Особым камнем преткновения вновь и вновь служило то, что мы — будучи „платонствующими реалистами" — выставляем в качестве предметов идеи, или сущности, и приписываем им, как и прочим предметам, действительное (истинное) бытие, равно как, коррелятивно тому, интуитивную постижимость — без малейшей разницы с реальностями. Абстрагируемся сейчас от весьма часто встречающейся разновидности поспешных читателей, — они подставляют свои собственные и вполне чуждые автору понятия, а тогда уж совсем не трудно вычитать в его изложении всякого рода абсурдности. [18] Если предмет и реальность, действительность и реальная действительность значат одно и то же, то понимание идей как предметов и действительностей есть, конечно, нелепое „Платоново гипостазирование". Но если и то и другое, как это было в „Логических исследованиях", строго разделяется, если предмет получает свою дефиницию как нечто, стало быть, например, как субъект истинного (категорического, аффирмативного) высказывания, то какой же камень преткновения тут еще остается? — разве что такой, какой идет от неясных предубеждений? И общее понятие предмета тоже измыслил не я, — я только восстановил в правах тот предмет, какого требуют чисто логические предложения, одновременно указав и на то, что таковой принципиально неизбежен в научной речи, а потому и определяет ее вообще. А в таком смысле „предмет" — это и звуковое качество с как нумерически единственный член определенного звукоряда, и число 2 в ряду натуральных чисел, и фигура „круг" в идеальном мире геометрических построений, и любое предложение в „мире" предложений, — короче говоря, все это многообразно „идеальное" есть как „предмет". Слепота к идеям — нечто вроде душевной слепоты: вследствие предубеждения люди уже не способны доставлять в поле своих суждений то, чем обладают они в поле созерцания. На деле же все и, так сказать, беспрерывно, видят „идеи" и „сущности", оперируют ими в своем мышлении, осуществляют суждения относительно сущностей, — только что со своей теоретико-познавательной „позиции" отрекаются от них. Очевидные данности терпеливы, — пусть теории прокатываются над ними, они остаются тем, что они суть. Дело теорий — направляться по данностям, а дело познавательных теорий — различать основополагающие разновидности таковых и описывать их по существу каждой.

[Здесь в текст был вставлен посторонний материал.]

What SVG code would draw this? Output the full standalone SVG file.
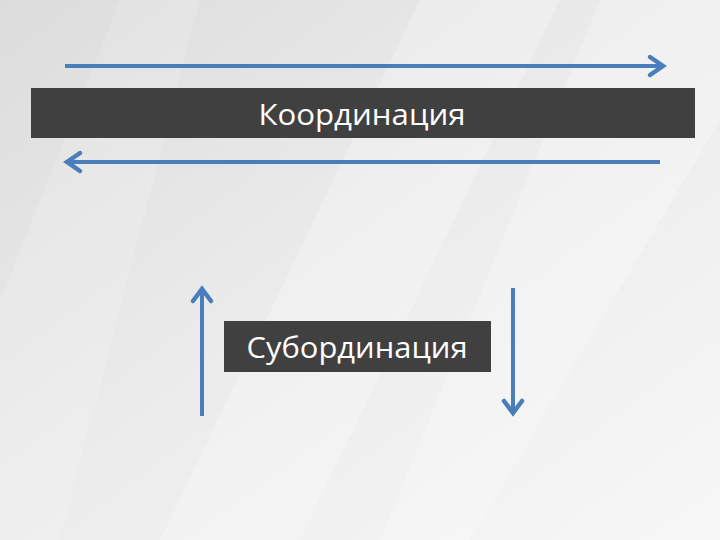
<svg xmlns="http://www.w3.org/2000/svg" width="720" height="540" viewBox="0 0 720 540">
<defs>
<linearGradient id="bg" x1="0" y1="0" x2="1" y2="1">
<stop offset="0" stop-color="#dcdcdc"/>
<stop offset="0.5" stop-color="#ececec"/>
<stop offset="1" stop-color="#f7f7f7"/>
</linearGradient>
<style>
.ln{stroke:#4a7ebb;stroke-width:4;fill:none}
.hd{stroke:#4a7ebb;stroke-width:4.5;fill:none;stroke-linecap:round;stroke-linejoin:miter}
.bar{fill:#404040}
.lbl{fill:#ffffff;font-family:"Open Sans","Liberation Sans",sans-serif;font-size:30px;text-anchor:middle}
</style>
</defs>
<rect width="720" height="540" fill="url(#bg)"/>
<polygon points="420,0 560,0 300,540 160,540" fill="#ffffff" opacity="0.25"/>
<polygon points="600,0 720,0 720,120 470,540 380,540" fill="#ffffff" opacity="0.25"/>
<polygon points="0,300 120,0 200,0 60,540 0,540" fill="#ffffff" opacity="0.15"/>
<g id="n1">
<rect class="bar" x="31" y="88" width="664" height="50"/>
<text class="lbl" x="362" y="125" textLength="207" lengthAdjust="spacingAndGlyphs">Координация</text>
</g>
<g id="n2">
<rect class="bar" x="224" y="321" width="267" height="51"/>
<text class="lbl" x="357" y="358" textLength="221" lengthAdjust="spacingAndGlyphs">Субординация</text>
</g>
<g id="connectors">
<line class="ln" x1="65" y1="66" x2="662" y2="66"/>
<polyline class="hd" points="650,57 663,66 650,75"/>
<line class="ln" x1="660" y1="162" x2="68" y2="162"/>
<polyline class="hd" points="80,153 67,162 80,171"/>
<line class="ln" x1="202" y1="416" x2="202" y2="290"/>
<polyline class="hd" points="193,301 202,289 211,301"/>
<line class="ln" x1="513" y1="288" x2="513" y2="412"/>
<polyline class="hd" points="504,401 513,413 522,401"/>
</g>
</svg>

Замечательно то, что предубеждения позволяют людям довольствоваться немногим в теоретическом аспекте. Сущностей, а следовательно и сущностного созерцания (идеации) не может быть, а потому, если обычная речь противоречит тому, то, значит, дело в „грамматическом гипостазировании", от коего никак нельзя допустить, чтобы тебя понесло к гипостазированию „метафизическому". Фактически наличествовать могут лишь реальные психические события „абстрагирования", каковые примыкают к реальному опыту или реальным представлениям. Посему наспех конструируются „теории абстрагирования", и психология, гордая своей опытностью, обогащается здесь — как и во всех сферах интенциональности (какие ведь составляют главные темы психологии) — измышленными феноменами, психологическими анализами, которые анализами даже не являются. Итак, говорится тут, идеи и сущности — это „понятия", понятия же — это „психические построения", „продукты абстрагирования", и как таковые они, безусловно, играют большую роль в нашем мышлении. „Сущность" же, „идея" или „эйдос" — лишь выспренние „философские" наименования „трезвых психологических фактов". И наименования опасные — уже ввиду своих метафизических подсказок.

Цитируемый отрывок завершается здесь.